Directions: Your job is to return the lines between the line holding "Emit a web page" and the line holding "['CRF', 'DNN', 'DURNN', 'DULSTM', 'DBRNN', 'AIEDAE\u2212ESRS'];", inclusive, exactly and with no pictures.
══ Material ══
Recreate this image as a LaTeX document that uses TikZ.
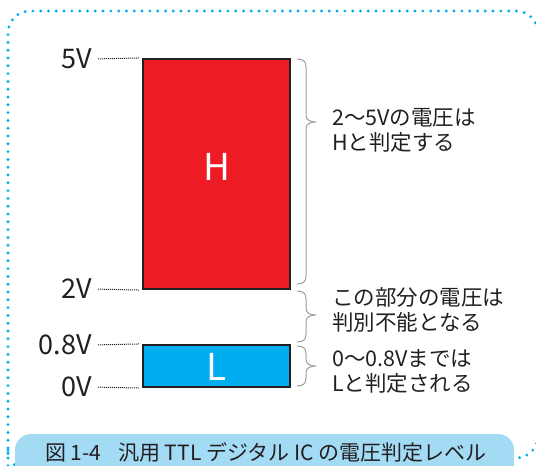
\documentclass[tikz,border=0pt]{standalone}
\usepackage{fontspec}
\setmainfont{Noto Sans CJK JP}
\definecolor{framecyan}{HTML}{00AEEF}
\definecolor{capfill}{HTML}{A3DBF5}
\definecolor{hred}{HTML}{ED1C24}
\definecolor{lblue}{HTML}{00AEEF}
\definecolor{ink}{HTML}{231F20}
\definecolor{bracegray}{HTML}{9C9C9C}
\newcommand\mybrace[3]{%
  \draw[bracepath] (297,#1) .. controls (303,#1) and (306,#1+2) .. (306,#1+8)
    -- (306,#2-7) .. controls (306,#2-2) and (310,#2) .. (316,#2)
    .. controls (310,#2) and (306,#2+2) .. (306,#2+7)
    -- (306,#3-8) .. controls (306,#3-2) and (303,#3) .. (297,#3);}
\begin{document}
\begin{tikzpicture}[x=1pt,y=-1pt,
  frame/.style={draw=framecyan, line width=3.2pt, line cap=round,
    dash pattern=on 0pt off 7.8pt, rounded corners=22pt},
  levelbox/.style={draw=ink, line width=2.2pt, minimum width=147pt, inner sep=0pt},
  boxtext/.style={anchor=base, inner sep=0pt, text=white, font=\fontsize{37}{37}\selectfont},
  lab/.style={anchor=east, inner sep=0pt, text=ink, font=\fontsize{27}{27}\selectfont},
  leader/.style={draw=ink, line width=1pt, dash pattern=on 1pt off 1pt, shorten <=6pt, shorten >=3pt},
  bracepath/.style={draw=bracegray, line width=1pt},
  note/.style={anchor=west, align=left, inner sep=0pt, text=ink, font=\fontsize{21.5}{25}\selectfont},
  captionbox/.style={fill=capfill, rounded corners=16pt},
]
\useasboundingbox (0,0) rectangle (536,466);
% dotted frame
\draw[frame] (8,470) -- (8,11) -- (538,11) -- (538,458) -- (8,458) -- cycle;
% level boxes
\node[levelbox, fill=hred, minimum height=230pt] (hi) at (216.5,174) {};
\node[levelbox, fill=lblue, minimum height=42pt] (lo) at (216.5,366) {};
\node[boxtext] (htext) at (216.5,180) {H};
\node[boxtext] (ltext) at (216.5,380) {L};
% labels
\node[lab] (l5) at (92,59) {5V};
\node[lab] (l2) at (92,289) {2V};
\node[lab] (l08) at (92,345) {0.8V};
\node[lab] (l0) at (92,387) {0V};
\draw[leader] (l5.east) -- (hi.north west);
\draw[leader] (l2.east) -- (hi.south west);
\draw[leader] (l08.east) -- (lo.north west);
\draw[leader] (l0.east) -- (lo.south west);
% braces
\mybrace{59}{122}{284}
\mybrace{291}{315}{342}
\mybrace{346}{366}{386}
% notes
\node[note] (n1) at (332,130.5) {2〜5Vの電圧は\\Hと判定する};
\node[note] (n2) at (332,309.5) {この部分の電圧は\\判別不能となる};
\node[note] (n3) at (332,371.5) {0〜0.8Vまでは\\Lと判定される};
% caption
\fill[captionbox] (15,434) rectangle (514,490);
\node[inner sep=0pt, text=ink, font=\fontsize{21}{21}\selectfont] (cap) at (266,452)
  {図 1-4\hspace{0.8em}汎用 TTL デジタル IC の電圧判定レベル};
\end{tikzpicture}
\end{document}
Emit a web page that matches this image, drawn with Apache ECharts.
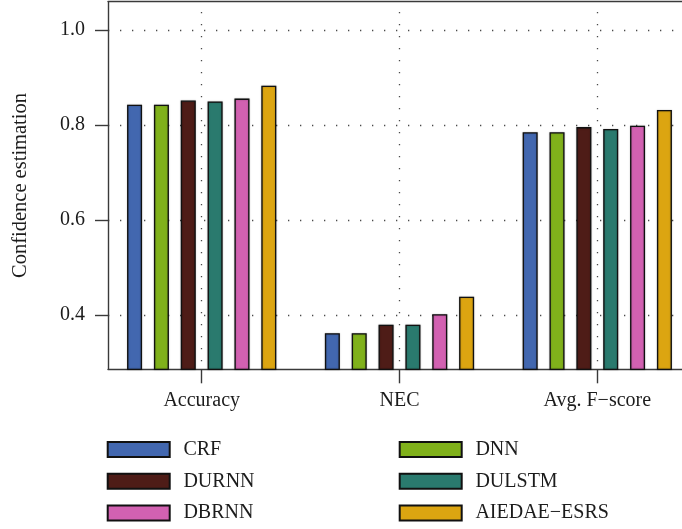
<!DOCTYPE html>
<html>
<head>
<meta charset="utf-8">
<script src="https://cdn.jsdelivr.net/npm/echarts@6/dist/echarts.min.js"></script>
<style>
  html, body { margin: 0; padding: 0; background: #fff; }
  #chart { width: 682px; height: 529px; }
</style>
</head>
<body>
<div id="chart"></div>
<script>
// Metric groups along the x axis
const categories = ['Accuracy', 'NEC', 'Avg. F\u2212score'];

// Methods, in bar order within each group
const methods = ['CRF', 'DNN', 'DURNN', 'DULSTM', 'DBRNN', 'AIEDAE\u2212ESRS'];

// Scores per method: [Accuracy, NEC, Avg. F-score]
const crf      = [0.843, 0.362, 0.785];
const dnn      = [0.843, 0.362, 0.785];
const durnn    = [0.852, 0.380, 0.796];
const dulstm   = [0.850, 0.380, 0.792];
const dbrnn    = [0.856, 0.402, 0.799];
const aiedae   = [0.883, 0.439, 0.832];

// Y axis tick labels
const yTicks = [0.4, 0.6, 0.8, 1.0];

const seriesValues = [crf, dnn, durnn, dulstm, dbrnn, aiedae];
const colors = ['#4267AF', '#80B11B', '#4E1C17', '#2A7A6E', '#D261B1', '#DCA511'];

const FONT = 'Liberation Serif';
const TEXT = '#1c1c1c';
const AXIS = '#3a3a3a';
const Y_MIN = 0.286, Y_MAX = 1.06;
const dotted = { color: '#4a4a4a', width: 1.3, type: [1.3, 10.7] };

const chart = echarts.init(document.getElementById('chart'), null, { renderer: 'canvas' });

const series = seriesValues.map((vals, i) => ({
  name: methods[i],
  type: 'bar',
  xAxisIndex: 0,
  yAxisIndex: 0,
  data: vals,
  barWidth: 15,
  barGap: '79%',
  itemStyle: {
    color: colors[i],
    borderColor: '#111',
    borderWidth: 1.3,
    shadowColor: 'rgba(0,0,0,0.35)',
    shadowBlur: 1.5
  },
  emphasis: { disabled: true },
  animation: false,
  z: 3
}));

// vertical dotted guides at each group centre (carried by an empty line series)
series.push({
  name: 'guides',
  type: 'line',
  xAxisIndex: 0,
  yAxisIndex: 0,
  data: [],
  silent: true,
  markLine: {
    silent: true,
    symbol: 'none',
    label: { show: false },
    lineStyle: Object.assign({ dashOffset: 4 }, dotted),
    data: categories.map(c => ({ xAxis: c })),
    animation: false
  }
});

const legendText = { color: TEXT, fontFamily: FONT, fontSize: 20, padding: [0, 0, 0, 8.7] };

const option = {
  backgroundColor: '#fff',
  animation: false,
  grid: [
    // bars and category axis
    { left: 102.8, right: -14.2, top: 1.7, bottom: 159.7, outerBoundsMode: 'none', containLabel: false },
    // frame, value axis labels and horizontal guides
    { left: 108, right: -4, top: 1.7, bottom: 159.7, outerBoundsMode: 'none', containLabel: false }
  ],
  xAxis: [
    {
      type: 'category',
      gridIndex: 0,
      data: categories,
      boundaryGap: true,
      axisLine: { show: false },
      axisTick: { show: true, alignWithLabel: true, length: 14, lineStyle: { color: AXIS, width: 1.4 } },
      axisLabel: { color: TEXT, fontFamily: FONT, fontSize: 20, margin: 21 },
      splitLine: { show: false }
    },
    {
      type: 'value',
      gridIndex: 1,
      position: 'bottom',
      axisLine: { show: true, lineStyle: { color: AXIS, width: 1.4 } },
      axisTick: { show: false },
      axisLabel: { show: false },
      splitLine: { show: false }
    },
    {
      type: 'value',
      gridIndex: 1,
      position: 'top',
      axisLine: { show: true, lineStyle: { color: AXIS, width: 1.4 } },
      axisTick: { show: false },
      axisLabel: { show: false },
      splitLine: { show: false }
    }
  ],
  yAxis: [
    {
      type: 'value',
      gridIndex: 0,
      min: Y_MIN,
      max: Y_MAX,
      show: false
    },
    {
      type: 'value',
      gridIndex: 1,
      min: Y_MIN,
      max: Y_MAX,
      name: 'Confidence estimation',
      nameLocation: 'middle',
      nameGap: 77,
      nameTextStyle: { color: TEXT, fontFamily: FONT, fontSize: 20.5 },
      axisLine: { show: true, lineStyle: { color: AXIS, width: 1.4 } },
      axisTick: { show: true, length: 13, customValues: yTicks, lineStyle: { color: AXIS, width: 1.4 } },
      axisLabel: {
        customValues: yTicks,
        color: TEXT, fontFamily: FONT, fontSize: 20, margin: 23,
        formatter: v => v.toFixed(1)
      },
      splitLine: { show: true, lineStyle: Object.assign({}, dotted) }
    }
  ],
  legend: [
    {
      data: [methods[0], methods[2], methods[4]],
      orient: 'vertical',
      left: 106.7,
      top: 439.5,
      padding: 0,
      icon: 'rect',
      itemWidth: 62,
      itemHeight: 15,
      itemGap: 11.8,
      selectedMode: false,
      textStyle: legendText
    },
    {
      data: [methods[1], methods[3], methods[5]],
      orient: 'vertical',
      left: 398.7,
      top: 439.5,
      padding: 0,
      icon: 'rect',
      itemWidth: 62,
      itemHeight: 15,
      itemGap: 11.8,
      selectedMode: false,
      textStyle: legendText
    }
  ],
  series: series
};

chart.setOption(option);
</script>
</body>
</html>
═══
Response:
Emit a web page that matches this image, drawn with Apache ECharts.
<!DOCTYPE html>
<html>
<head>
<meta charset="utf-8">
<script src="https://cdn.jsdelivr.net/npm/echarts@6/dist/echarts.min.js"></script>
<style>
  html, body { margin: 0; padding: 0; background: #fff; }
  #chart { width: 682px; height: 529px; }
</style>
</head>
<body>
<div id="chart"></div>
<script>
// Metric groups along the x axis
const categories = ['Accuracy', 'NEC', 'Avg. F\u2212score'];

// Methods, in bar order within each group
const methods = ['CRF', 'DNN', 'DURNN', 'DULSTM', 'DBRNN', 'AIEDAE\u2212ESRS'];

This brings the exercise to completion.